A few years ago, we asked our research department to look at up to 500 variables related to making acquisitions. They were able to pick out three to five variables for each acquired company that must go right for the acquisition to be successful. Today, knowing those variables is helping to shape the way we pick our acquisition targets and the way we integrate their operations. About 90 percent of our acquisitions are successful; nationally broad studies of merger and acquisition activity show that less than half of all acquisitions increase corporate value.

CFOs at other companies are using data to help plot their companies’ futures. When a consumer products giant wanted to expand in another geographic area for disposable diapers, it was the CFO who brought together procurement, manufacturing and product development people to come up with a plan to sell premium-priced products. At Pioneer West Virginia, a federal credit union, the CFO spearheaded a data-analytics approach to delinquent loans, creating an early warning system for counseling and loan restructuring that cut the delinquency rate by 95 percent.

One of the most important jobs for the CFO is to make sure that there is one version of the truth that is used across the company. That’s harder than it sounds. Over the years, many companies have developed silos of information built around particular marketing efforts or product lines. Acquisitions that have their own computer systems present an added challenge. Standardizing accounting worldwide is something every CFO has worked on. Standardizing the treatment of unstructured data is a new challenge, and it’s one that CFOs need to embrace.

Having common, integrated data isn’t just nice. It’s the key to making the company agile. If every new initiative requires converting and reconciling existing data for new purposes, it slows the company down dramatically ― thereby missing potential new opportunities in the marketplace.

CFOs need to work with their CIO counterparts to make that happen. According to a recent survey by IBM, 39 percent of CIOs ― the chief information officers, in charge of computer use at a company ― report to the CFO. Computer infrastructure has long been required for running supply chains and monitoring finances.
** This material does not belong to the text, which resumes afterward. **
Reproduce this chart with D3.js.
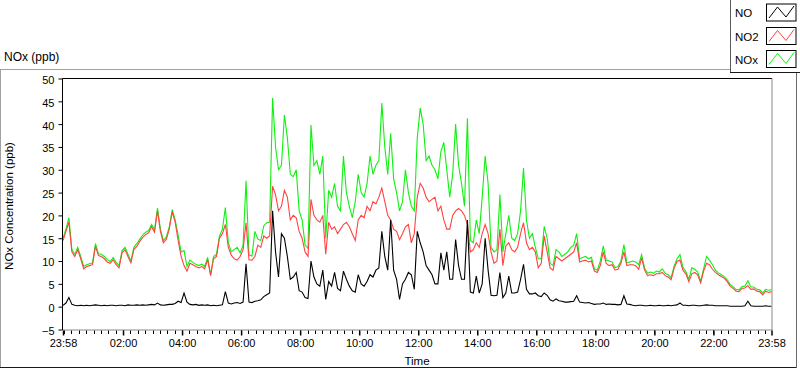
<!DOCTYPE html>
<html>
<head>
<meta charset="utf-8">
<script src="https://cdn.jsdelivr.net/npm/d3@7/dist/d3.min.js"></script>
<style>
  html, body { margin: 0; padding: 0; background: #fff; }
  svg { display: block; font-family: "Liberation Sans", Arial, sans-serif; }
</style>
</head>
<body>
<svg id="chart" width="800" height="369"></svg>
<script>
// ---------------- DATA ----------------
const seriesNames = ["NO", "NO2", "NOx"];
const seriesColors = ["#000000", "#ff4242", "#10f010"];
const startTime = "2000-01-01T23:58:00";
const sampleStepMinutes = 6;

const NO = [
0.3,0.8,2.0,0.5,0.3,0.2,0.3,0.2,0.3,0.2,0.3,0.4,0.3,0.2,0.3,0.2,0.3,0.3,0.2,0.3,
0.3,0.2,0.4,0.3,0.3,0.4,0.3,0.4,0.3,0.4,0.5,0.4,0.8,0.4,0.3,0.4,0.5,0.5,0.7,1.2,
0.9,3.0,1.0,0.5,0.4,0.5,0.3,0.4,0.3,0.4,0.2,0.3,0.2,0.3,0.4,3.3,0.8,0.6,0.8,0.9,
0.7,1.0,9.4,1.0,0.9,1.2,1.3,1.5,2.2,2.6,3.0,21,12,6.5,16,15,11,6,6.5,7.5,
3.5,3.2,2.0,1.8,10,6.5,5,4.5,8,1.6,5.5,4.5,7.5,4,3.5,7.8,6,4.5,3.5,3.2,
7,5,4.5,5.5,7,6.5,8,8.5,16.5,11,8,19,8,6,1.6,5,6,7.5,7,3.8,
16.5,14,12,9,8,7,5,5,11.8,8,12,6,6,14.7,9,6,6,19,3.2,3.0,
6.7,3.0,5,15,8,2.5,2.4,2.5,7.5,2,3,6.7,3,3,3.2,6,9.3,3.8,2.8,2.8,
3,2.4,2.2,3,2.5,1.5,1.2,1.7,1.3,1.2,1.0,1.0,1.1,1.2,2.4,1.0,0.9,0.8,0.9,0.7,
0.5,0.6,0.6,0.8,0.5,0.6,0.5,0.5,0.4,0.5,2.4,0.6,0.5,0.3,0.2,0.3,0.3,0.2,0.2,0.3,
0.2,0.2,0.3,0.2,0.2,0.3,0.2,0.3,0.4,0.8,0.3,0.3,0.2,0.3,0.3,0.2,0.2,0.3,0.4,0.3,
0.3,0.2,0.2,0.2,0.2,0.2,0.1,0.1,0.1,0.1,0.1,0.2,1.2,0.2,0.1,0.1,0.1,0.1,0.2,0.1,
0.1
];

const NO2 = [
14.5,16.5,18.5,12,11,12.5,10.5,8.3,8.8,9,9.2,13.2,11.2,11,10.5,9.8,9.5,10.3,9.2,8.5,
11.8,12.5,11,9.6,12.5,13.2,14.3,15.2,15.8,16.2,17.5,16.3,21.0,16.5,14,14.8,17,20.8,18.5,14.5,
11,9,7.8,9.5,9.2,8.8,8.5,8.8,8.3,10.3,6.8,10.5,11,15,16,18,13,11.3,10.5,10.2,
11,12.5,18.4,10.3,10.2,11,13.5,13,15.5,15,15.5,26.4,24.5,21,22,25.5,24,19,20,19.5,
16.5,15,12,11,23.5,20,19,18.5,20,11.5,18.5,17,17.5,16,17,18,18.5,17.5,16,14.5,
19,20,19.5,22,21,23,22.5,24,26,23,20,19,17,16.5,14.7,16,17.5,18,14,16,
24,27,26,24,23,23.5,24,21,22,19,17,17,20,21,21.5,21,20,18,12,12.5,
14,13,16,18,16,12,9.5,10,17,9,13.3,14,12.5,12,13,16,18.4,14,12.5,13,
12,8.5,9.5,15.5,12,8.5,8,11,10.5,10,10.5,11,11.5,12,14,9.8,10,10.2,9.8,10,
7.8,7.5,9,12,9.5,9,9.2,8,8.2,9.5,12,9,9.2,9.2,9,8.2,10.7,8,6.8,7,
6.8,7.2,7.2,7.5,6.8,6.5,5.9,8.4,9.9,10.2,8,7.2,5.5,7.2,7.5,7,5.2,7.8,9.5,9.2,
8.2,7.5,7,6.6,6.2,5.5,4.5,4,3.4,3.3,4,4.1,4.6,3.8,3.9,3.4,3.3,2.6,3.4,3.1,
3.3
];

const NOx = [
15,17,19.5,12.5,11.5,13,11,8.8,9.2,9.4,9.6,13.8,11.6,11.5,11,10.3,9.9,10.8,9.7,9,
12.3,13,11.5,10,13,13.8,14.8,15.7,16.3,16.7,18,16.8,21.6,17,14.5,15.3,17.5,21.3,19,15.7,
12,12.3,8.8,10.2,9.7,9.3,9,9.3,8.8,10.8,7.0,11,11.5,15.5,17,21.7,14,12,12.5,13,
11.8,13.5,27.6,11.3,11.1,16.5,14.8,14.5,17.7,18.4,18.5,45.7,35,30,31,42,37,29,28.5,30,
21,19,13.5,12.8,39.8,31,32,29,33,15,25.5,24,27,22,21,33,25,22,19.5,23,
29,25,24,27,33,29,31,32,44.6,35,29,38,28,25,21,23,30,25,22,21,
37,43.5,40,32,33,31,30,28,34,36,30,24,29,40,31,27,22,41.3,14.5,14,
19,16,24,33,27,13,12,12.5,24.6,12,16,20,15,14.5,16,21,30.4,19,15,16,
13,10.5,10.5,17.6,15,9.5,9,12.5,12,11,11.5,12,13,13.5,16,10.5,10.8,11,10.5,10.8,
8.3,8,10,13.3,10.2,10,9.8,8.5,8.8,10,13.6,9.6,9.8,10,9.8,9.2,11.4,8.5,7.3,7.6,
7.3,7.8,7.6,8.3,7.3,7,6.3,8.9,10.5,11.4,8.6,7.7,6,8.5,8.2,7.6,5.6,8.3,11,10.2,
9.2,8,7.4,7,6.6,5.9,4.9,4.4,3.8,3.7,4.4,4.5,5.7,4.3,4.3,3.8,3.7,3.0,3.8,3.6,
3.7
];

const yTicks = [-5, 0, 5, 10, 15, 20, 25, 30, 35, 40, 45, 50];
const xTickLabels = ["23:58","02:00","04:00","06:00","08:00","10:00","12:00","14:00","16:00","18:00","20:00","22:00","23:58"];
const titleText = "NOx (ppb)";
const yAxisTitle = "NOx Concentration (ppb)";
const xAxisTitle = "Time";

// ---------------- CHART ----------------
const svg = d3.select("#chart");
const plot = { left: 62.5, right: 772, top: 78.5, bottom: 330 };

const t0 = new Date(startTime);
const t1 = new Date(t0.getTime() + 24 * 3600 * 1000);
const times = NO.map((_, i) => new Date(t0.getTime() + i * sampleStepMinutes * 60000));

const x = d3.scaleTime().domain([t0, t1]).range([63, 771.5]);
const y = d3.scaleLinear().domain([-5, 50]).range([329.5, 78.5]);

// outer frame
svg.append("line").attr("x1", 0).attr("x2", 730).attr("y1", 69.5).attr("y2", 69.5).attr("stroke", "#a0a0a0");
svg.append("line").attr("x1", 0.5).attr("x2", 0.5).attr("y1", 69.5).attr("y2", 368).attr("stroke", "#a0a0a0");
svg.append("line").attr("x1", 0).attr("x2", 797).attr("y1", 367.5).attr("y2", 367.5).attr("stroke", "#1a1a1a");
svg.append("line").attr("x1", 796.5).attr("x2", 796.5).attr("y1", 72).attr("y2", 368).attr("stroke", "#6a6a6a");

// legend
const lg = svg.append("g");
lg.append("line").attr("x1", 730.5).attr("x2", 730.5).attr("y1", 0).attr("y2", 72.5).attr("stroke", "#5a5a5a");
lg.append("line").attr("x1", 730).attr("x2", 800).attr("y1", 72.5).attr("y2", 72.5).attr("stroke", "#1a1a1a");
const legendRows = [13, 36.5, 59.5];
seriesNames.forEach((name, k) => {
  const cy = legendRows[k];
  lg.append("text").attr("x", 735).attr("y", cy + 4).attr("font-size", 11.5).attr("fill", "#000").text(name);
  lg.append("rect").attr("x", 766.5).attr("y", cy - 9).attr("width", 29.5).attr("height", 17)
    .attr("fill", "#fff").attr("stroke", "#000");
  lg.append("polyline")
    .attr("points", [[769, cy + 5], [777.5, cy - 6], [786, cy + 4], [794, cy - 7]].map(p => p.join(",")).join(" "))
    .attr("fill", "none").attr("stroke", seriesColors[k]).attr("stroke-width", 1);
});

// title
svg.append("text").attr("x", 4).attr("y", 61).attr("font-size", 12).attr("fill", "#000").text(titleText);

// plot background
svg.append("rect").attr("x", plot.left).attr("y", plot.top).attr("width", plot.right - plot.left).attr("height", plot.bottom - plot.top).attr("fill", "#fff");

svg.append("defs").append("clipPath").attr("id", "clip")
  .append("rect").attr("x", plot.left).attr("y", plot.top).attr("width", plot.right - plot.left).attr("height", plot.bottom - plot.top);

const g = svg.append("g").attr("clip-path", "url(#clip)");
const lineFor = arr => d3.line().x((d, i) => x(times[i])).y(d => y(d)).curve(d3.curveLinear)(arr);

[[NOx, 2], [NO2, 1], [NO, 0]].forEach(([arr, k]) => {
  g.append("path").attr("d", lineFor(arr)).attr("fill", "none")
    .attr("stroke", seriesColors[k]).attr("stroke-width", 1.1).attr("stroke-linejoin", "miter");
});

// borders of plot area
svg.append("line").attr("x1", plot.left).attr("x2", plot.right).attr("y1", plot.top).attr("y2", plot.top).attr("stroke", "#000");
svg.append("line").attr("x1", plot.right).attr("x2", plot.right).attr("y1", plot.top).attr("y2", plot.bottom).attr("stroke", "#8a8a8a");
svg.append("line").attr("x1", plot.left).attr("x2", plot.right + 0.5).attr("y1", plot.bottom).attr("y2", plot.bottom).attr("stroke", "#8a8a8a");
svg.append("line").attr("x1", plot.left).attr("x2", plot.left).attr("y1", plot.top).attr("y2", plot.bottom).attr("stroke", "#000");

// y axis
const yAxis = d3.axisLeft(y).tickValues(yTicks).tickSize(4).tickPadding(4).tickFormat(d3.format("d"));
const gy = svg.append("g").attr("transform", `translate(${plot.left},0)`).call(yAxis);
gy.select(".domain").remove();
gy.selectAll("text").attr("font-size", 11).attr("font-family", "Liberation Sans, Arial, sans-serif").attr("fill", "#000").attr("dy", "0.45em");
gy.selectAll("line").attr("stroke", "#000");

// x axis (major)
const xTickTimes = xTickLabels.map((lab, k) => {
  if (k === 0) return t0;
  if (k === xTickLabels.length - 1) return t1;
  const [hh, mm] = lab.split(":").map(Number);
  const d = new Date(t0.getTime());
  d.setDate(d.getDate() + 1);
  d.setHours(hh, mm, 0, 0);
  return d;
});
const xAxis = d3.axisBottom(x).tickValues(xTickTimes).tickSize(5).tickPadding(4).tickFormat((d, k) => xTickLabels[k]);
const gx = svg.append("g").attr("transform", `translate(0,${plot.bottom + 0.5})`).call(xAxis);
gx.select(".domain").remove();
gx.selectAll("text").attr("font-size", 11).attr("font-family", "Liberation Sans, Arial, sans-serif").attr("fill", "#000");
gx.selectAll("line").attr("stroke", "#000").attr("stroke-width", 1.5);

// x axis minor ticks (every 15 min)
const minor = d3.timeMinute.every(15).range(t0, t1);
svg.append("g").selectAll("line").data(minor).join("line")
  .attr("x1", d => Math.round(x(d)) + 0.5).attr("x2", d => Math.round(x(d)) + 0.5)
  .attr("y1", plot.bottom + 0.5).attr("y2", plot.bottom + 4)
  .attr("stroke", "#000");

// axis titles
svg.append("text").attr("transform", "translate(13,206) rotate(-90)").attr("text-anchor", "middle")
  .attr("font-size", 11.5).attr("fill", "#000").text(yAxisTitle);
svg.append("text").attr("x", 417).attr("y", 364.5).attr("text-anchor", "middle")
  .attr("font-size", 11.5).attr("fill", "#000").text(xAxisTitle);
</script>
</body>
</html>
The CFO has to make sure that the infrastructure is in place to assess future risks and look for future rewards.

A data analytics infrastructure isn’t just a “nice-to-have.” It has to be a priority. IBM’s recent studies show that companies that apply advanced analytics have 33 percent more revenue growth and 12 times more profit growth than companies that don’t.

The CFO can’t just sit back and report what happened to the company. We need to lean forward and use hard data to help predict the future for the company.

By Joseph Kern

The writer is chief financial officer and vice president of IBM Korea. The opinions reflected in the article are his own. ― Ed.